### INSTRUCTION
Transcribe every line exactly. Leave the pictures behind.

### PROVIDED DATA

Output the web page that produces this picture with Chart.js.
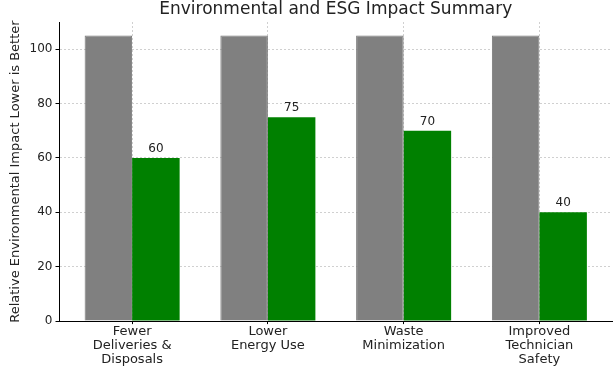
<!DOCTYPE html>
<html>
<head>
<meta charset="utf-8">
<script src="https://cdn.jsdelivr.net/npm/chart.js@4"></script>
<style>
    html, body { margin: 0; padding: 0; background: #fff; }
    #wrap { width: 615px; height: 367px; }
</style>
</head>
<body>
<div id="wrap"><canvas id="esgChart" width="615" height="367"></canvas></div>
<script>
const categories = [
    ['Fewer', 'Deliveries &', 'Disposals'],
    ['Lower', 'Energy Use'],
    ['Waste', 'Minimization'],
    ['Improved', 'Technician', 'Safety']
];
const baselineValues = [105, 105, 105, 105];
const impactValues = [60, 75, 70, 40];
const yTicks = [0, 20, 40, 60, 80, 100];

const FONT = "'DejaVu Sans', sans-serif";

// позиции категорий 0..3 на линейной оси (как в matplotlib)
const toPoints = vals => vals.map((v, i) => ({x: i, y: v}));

// подписи значений над зелёными столбцами + заголовок по центру области графика
const labelsPlugin = {
    id: 'labels',
    afterDatasetsDraw(chart) {
        const ctx = chart.ctx;
        const meta = chart.getDatasetMeta(1);
        ctx.save();
        ctx.fillStyle = '#222';
        ctx.font = '12px ' + FONT;
        ctx.textAlign = 'center';
        ctx.textBaseline = 'bottom';
        meta.data.forEach((bar, i) => {
            ctx.fillText(impactValues[i], bar.x, bar.y - 3);
        });
        const area = chart.chartArea;
        ctx.font = '17px ' + FONT;
        ctx.textBaseline = 'middle';
        ctx.fillText('Environmental and ESG Impact Summary', (area.left + area.right) / 2, 10);
        ctx.restore();
    }
};

new Chart(document.getElementById('esgChart').getContext('2d'), {
    type: 'bar',
    data: {
        datasets: [{
            data: toPoints(baselineValues),
            backgroundColor: '#808080',
            borderColor: '#777777',
            borderWidth: 1,
            categoryPercentage: 0.7,
            barPercentage: 1
        }, {
            data: toPoints(impactValues),
            backgroundColor: '#008000',
            categoryPercentage: 0.7,
            barPercentage: 1
        }]
    },
    options: {
        responsive: false,
        animation: false,
        devicePixelRatio: 1,
        layout: {padding: {top: 22, right: 3, left: 8, bottom: 0}},
        plugins: {
            legend: {display: false},
            tooltip: {enabled: false}
        },
        scales: {
            x: {
                type: 'linear',
                offset: false,
                min: -0.535,
                max: 3.535,
                afterBuildTicks: axis => {
                    axis.ticks = categories.map((c, i) => ({value: i}));
                },
                grid: {
                    offset: false,
                    color: '#d0d0d0',
                    tickColor: '#000',
                    tickLength: 3
                },
                border: {color: '#000', width: 1, dash: [2, 2]},
                ticks: {
                    color: '#222',
                    font: {family: FONT, size: 13, lineHeight: 1.1},
                    padding: 0,
                    maxRotation: 0,
                    autoSkip: false,
                    callback: v => categories[v]
                }
            },
            y: {
                min: 0,
                max: 110,
                afterBuildTicks: axis => {
                    axis.ticks = yTicks.map(v => ({value: v}));
                },
                grid: {
                    color: '#d0d0d0',
                    tickColor: '#000',
                    tickLength: 4
                },
                border: {color: '#000', width: 1, dash: [2, 2]},
                ticks: {color: '#222', font: {family: FONT, size: 12}, padding: 3},
                title: {
                    display: true,
                    text: 'Relative Environmental Impact Lower is Better',
                    color: '#222',
                    font: {family: FONT, size: 13},
                    padding: {top: 0, bottom: 3}
                }
            }
        }
    },
    plugins: [labelsPlugin]
});
</script>
</body>
</html>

### WRITTEN ANSWER
Output the web page that produces this picture with Chart.js.
<!DOCTYPE html>
<html>
<head>
<meta charset="utf-8">
<script src="https://cdn.jsdelivr.net/npm/chart.js@4"></script>
<style>
    html, body { margin: 0; padding: 0; background: #fff; }
    #wrap { width: 615px; height: 367px; }
</style>
</head>
<body>
<div id="wrap"><canvas id="esgChart" width="615" height="367"></canvas></div>
<script>
const categories = [
    ['Fewer', 'Deliveries &', 'Disposals'],
    ['Lower', 'Energy Use'],
    ['Waste', 'Minimization'],
    ['Improved', 'Technician', 'Safety']
];
const baselineValues = [105, 105, 105, 105];
const impactValues = [60, 75, 70, 40];
const yTicks = [0, 20, 40, 60, 80, 100];

const FONT = "'DejaVu Sans', sans-serif";

// позиции категорий 0..3 на линейной оси (как в matplotlib)
const toPoints = vals => vals.map((v, i) => ({x: i, y: v}));

// подписи значений над зелёными столбцами + заголовок по центру области графика
const labelsPlugin = {
    id: 'labels',
    afterDatasetsDraw(chart) {
        const ctx = chart.ctx;
        const meta = chart.getDatasetMeta(1);
        ctx.save();
        ctx.fillStyle = '#222';
        ctx.font = '12px ' + FONT;
        ctx.textAlign = 'center';
        ctx.textBaseline = 'bottom';
        meta.data.forEach((bar, i) => {
            ctx.fillText(impactValues[i], bar.x, bar.y - 3);
        });
        const area = chart.chartArea;
        ctx.font = '17px ' + FONT;
        ctx.textBaseline = 'middle';
        ctx.fillText('Environmental and ESG Impact Summary', (area.left + area.right) / 2, 10);
        ctx.restore();
    }
};

new Chart(document.getElementById('esgChart').getContext('2d'), {
    type: 'bar',
    data: {
        datasets: [{
            data: toPoints(baselineValues),
            backgroundColor: '#808080',
            borderColor: '#777777',
            borderWidth: 1,
            categoryPercentage: 0.7,
            barPercentage: 1
        }, {
            data: toPoints(impactValues),
            backgroundColor: '#008000',
            categoryPercentage: 0.7,
            barPercentage: 1
        }]
    },
    options: {
        responsive: false,
        animation: false,
        devicePixelRatio: 1,
        layout: {padding: {top: 22, right: 3, left: 8, bottom: 0}},
        plugins: {
            legend: {display: false},
            tooltip: {enabled: false}
        },
        scales: {
            x: {
                type: 'linear',
                offset: false,
                min: -0.535,
                max: 3.535,
                afterBuildTicks: axis => {
                    axis.ticks = categories.map((c, i) => ({value: i}));
                },
                grid: {
                    offset: false,
                    color: '#d0d0d0',
                    tickColor: '#000',
                    tickLength: 3
                },
                border: {color: '#000', width: 1, dash: [2, 2]},
                ticks: {
                    color: '#222',
                    font: {family: FONT, size: 13, lineHeight: 1.1},
                    padding: 0,
                    maxRotation: 0,
                    autoSkip: false,
                    callback: v => categories[v]
                }
            },
            y: {
                min: 0,
                max: 110,
                afterBuildTicks: axis => {
                    axis.ticks = yTicks.map(v => ({value: v}));
                },
                grid: {
                    color: '#d0d0d0',
                    tickColor: '#000',
                    tickLength: 4
                },
                border: {color: '#000', width: 1, dash: [2, 2]},
                ticks: {color: '#222', font: {family: FONT, size: 12}, padding: 3},
                title: {
                    display: true,
                    text: 'Relative Environmental Impact Lower is Better',
                    color: '#222',
                    font: {family: FONT, size: 13},
                    padding: {top: 0, bottom: 3}
                }
            }
        }
    },
    plugins: [labelsPlugin]
});
</script>
</body>
</html>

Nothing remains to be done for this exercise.